Gather every line below where "matplotlib" appears.

A run of records:
------------
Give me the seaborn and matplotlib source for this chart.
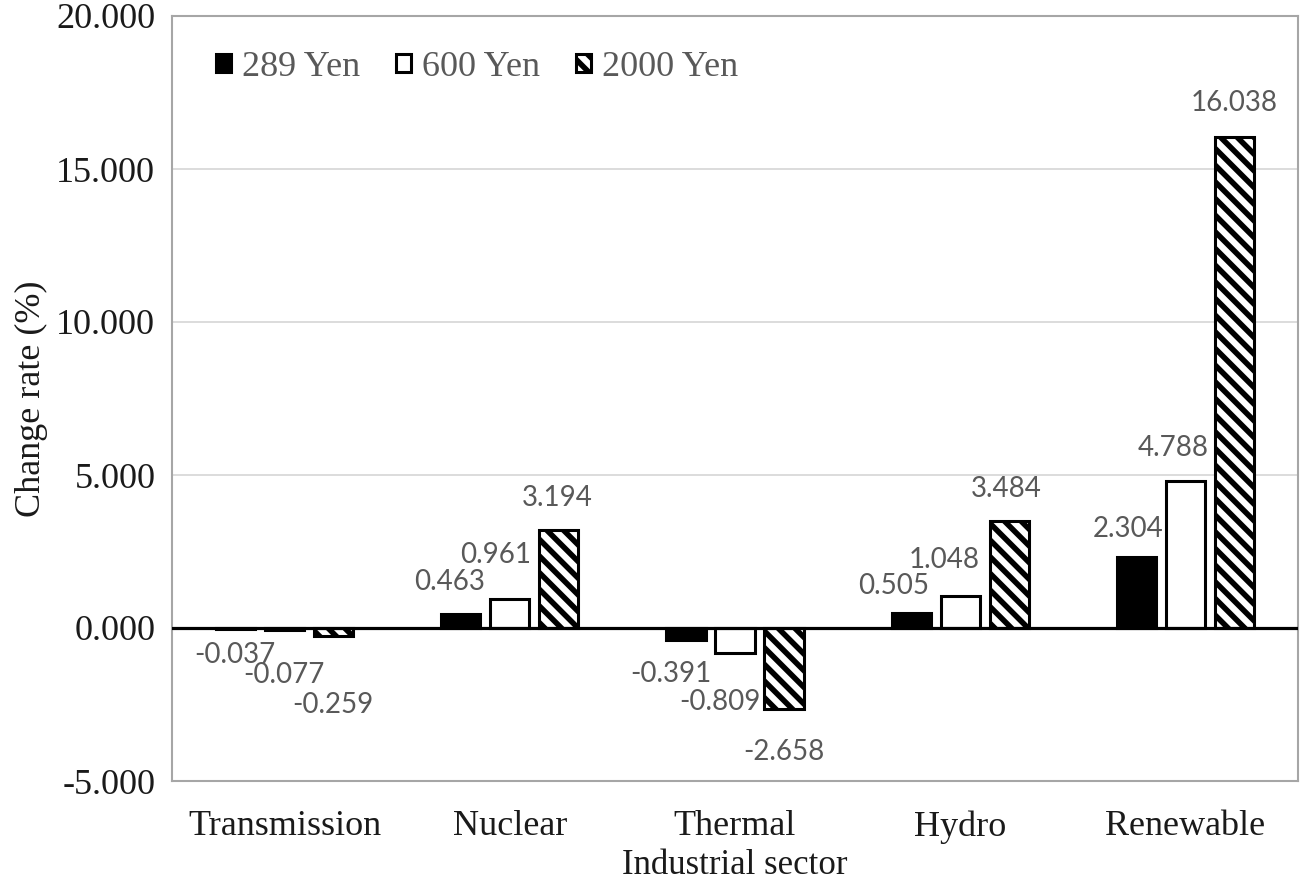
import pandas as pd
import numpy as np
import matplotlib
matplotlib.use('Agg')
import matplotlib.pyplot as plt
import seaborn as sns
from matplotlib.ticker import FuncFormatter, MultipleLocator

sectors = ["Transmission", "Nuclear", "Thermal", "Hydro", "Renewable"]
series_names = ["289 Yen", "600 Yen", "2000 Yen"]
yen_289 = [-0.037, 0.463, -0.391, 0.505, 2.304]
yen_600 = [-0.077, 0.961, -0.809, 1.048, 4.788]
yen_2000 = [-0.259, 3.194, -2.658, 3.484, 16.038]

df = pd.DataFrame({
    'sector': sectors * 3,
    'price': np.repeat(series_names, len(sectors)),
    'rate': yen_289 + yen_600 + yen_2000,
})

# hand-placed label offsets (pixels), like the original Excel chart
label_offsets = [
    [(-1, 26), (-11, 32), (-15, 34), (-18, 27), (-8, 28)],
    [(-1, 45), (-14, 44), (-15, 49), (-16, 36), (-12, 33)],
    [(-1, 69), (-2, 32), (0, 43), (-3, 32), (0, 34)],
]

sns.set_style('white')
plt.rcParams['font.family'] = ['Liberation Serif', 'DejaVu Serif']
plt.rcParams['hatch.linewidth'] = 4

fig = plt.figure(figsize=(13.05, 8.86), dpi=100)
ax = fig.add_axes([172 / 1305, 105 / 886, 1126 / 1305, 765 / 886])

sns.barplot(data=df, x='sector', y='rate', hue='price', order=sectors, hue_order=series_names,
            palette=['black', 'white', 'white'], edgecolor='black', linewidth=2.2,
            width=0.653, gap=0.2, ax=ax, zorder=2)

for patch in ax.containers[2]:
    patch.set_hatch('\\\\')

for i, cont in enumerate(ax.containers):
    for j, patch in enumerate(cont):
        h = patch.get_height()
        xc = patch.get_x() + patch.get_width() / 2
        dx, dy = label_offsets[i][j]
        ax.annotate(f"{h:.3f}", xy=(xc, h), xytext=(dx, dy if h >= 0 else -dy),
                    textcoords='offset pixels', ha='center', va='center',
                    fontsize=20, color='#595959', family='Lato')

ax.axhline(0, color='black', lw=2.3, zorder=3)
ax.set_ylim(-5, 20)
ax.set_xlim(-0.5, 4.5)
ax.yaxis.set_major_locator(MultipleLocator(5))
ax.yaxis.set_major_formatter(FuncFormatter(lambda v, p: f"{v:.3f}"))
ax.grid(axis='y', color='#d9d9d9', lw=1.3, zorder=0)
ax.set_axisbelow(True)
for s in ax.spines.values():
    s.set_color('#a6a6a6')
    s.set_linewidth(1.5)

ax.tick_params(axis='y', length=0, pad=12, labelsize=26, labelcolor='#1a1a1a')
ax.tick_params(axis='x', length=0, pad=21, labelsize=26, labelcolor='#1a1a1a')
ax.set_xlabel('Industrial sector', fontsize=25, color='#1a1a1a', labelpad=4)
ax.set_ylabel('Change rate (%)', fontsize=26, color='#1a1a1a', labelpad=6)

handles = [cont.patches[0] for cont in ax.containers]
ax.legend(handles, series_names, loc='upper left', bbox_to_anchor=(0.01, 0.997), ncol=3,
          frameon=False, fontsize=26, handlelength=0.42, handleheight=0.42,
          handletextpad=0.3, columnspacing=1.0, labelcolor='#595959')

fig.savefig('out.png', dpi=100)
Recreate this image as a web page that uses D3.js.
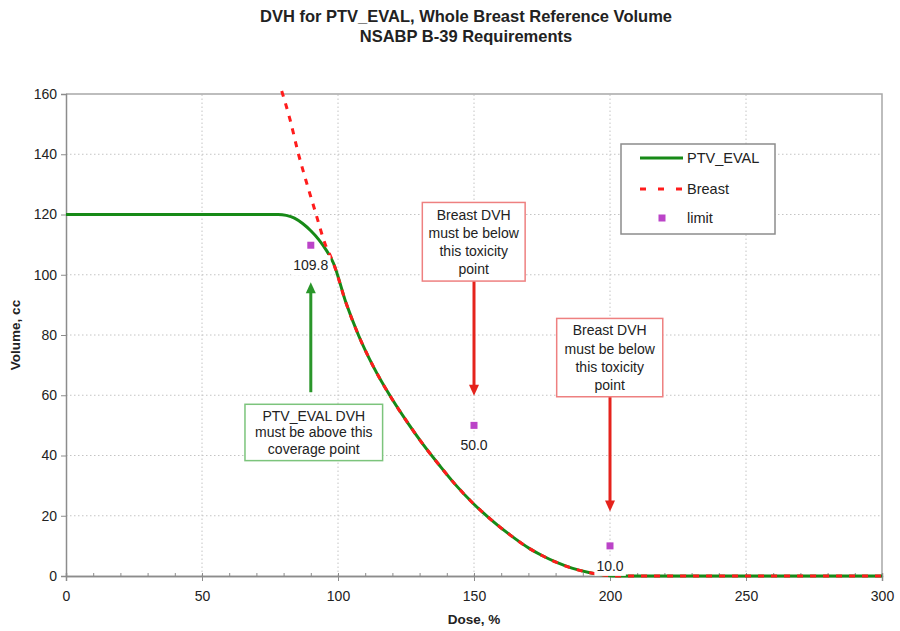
------------
__TASK RESPONSE__:
Give me the seaborn and matplotlib source for this chart.
import matplotlib
matplotlib.use('Agg')
import matplotlib.pyplot as plt
from matplotlib.ticker import FuncFormatter, MultipleLocator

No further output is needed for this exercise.